40min:
FEMTOSECOND ROTATIONAL RAMAN FOUR-WAVE MIXING SPECTROSCOPY.

SAMUEL LEUTWYLER AND HANS-MARTIN FREY, Departement für Chemie und Biochemie, Freiestrasse 3. CH-3012 Bern, Switzerland.

Femtosecond time-resolved rotational Raman four-wave mixing (fs-RR-FWM) is a background-free rotational coherence spectroscopic (RCS) technique. Broadband rotational Raman scattering is achieved using fs pulses with a typical spectral bandwidth of 40-120 cm-1, thereby covering the range of rotational Raman transitions without exciting low-lying vibrational Raman bands. This allows the direct determination of the ground state rotational and centrifugal constants. Unlike other RCS techniques, RR-FWM does not depend on the existence of bound excited electronic states, and in contrast to microwave and millimeter-wave spectroscopy it does not require the existence of a molecular dipole moment.
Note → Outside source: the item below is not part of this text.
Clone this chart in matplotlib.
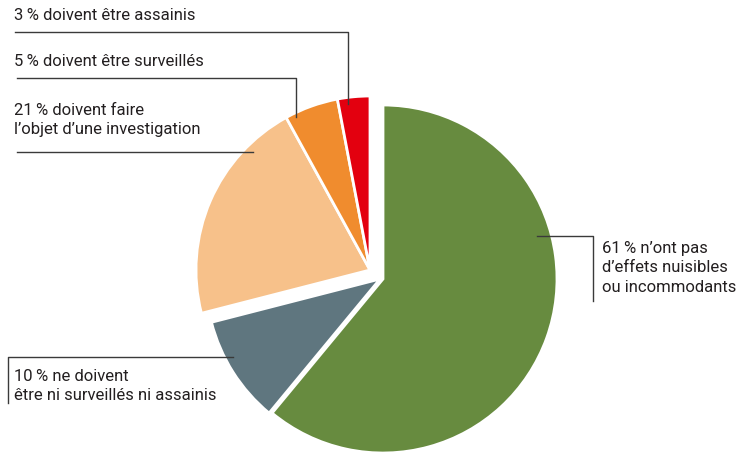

Thus, fs-RR-FWM can be generally applied for the determination of the rotational constants of vibrational ground states and of low-lying vibrational states of nonpolar gas-phase molecules with a relative accuracy of sim10-7.

After an introduction into the method and experimental setups (both gas-cell and supersonic jet), fs-RR-FWM rotational coherence measurements of cycloalkanes (cyclopropane, cyclopentane and cyclohexane) and n-alkanes will be discussed.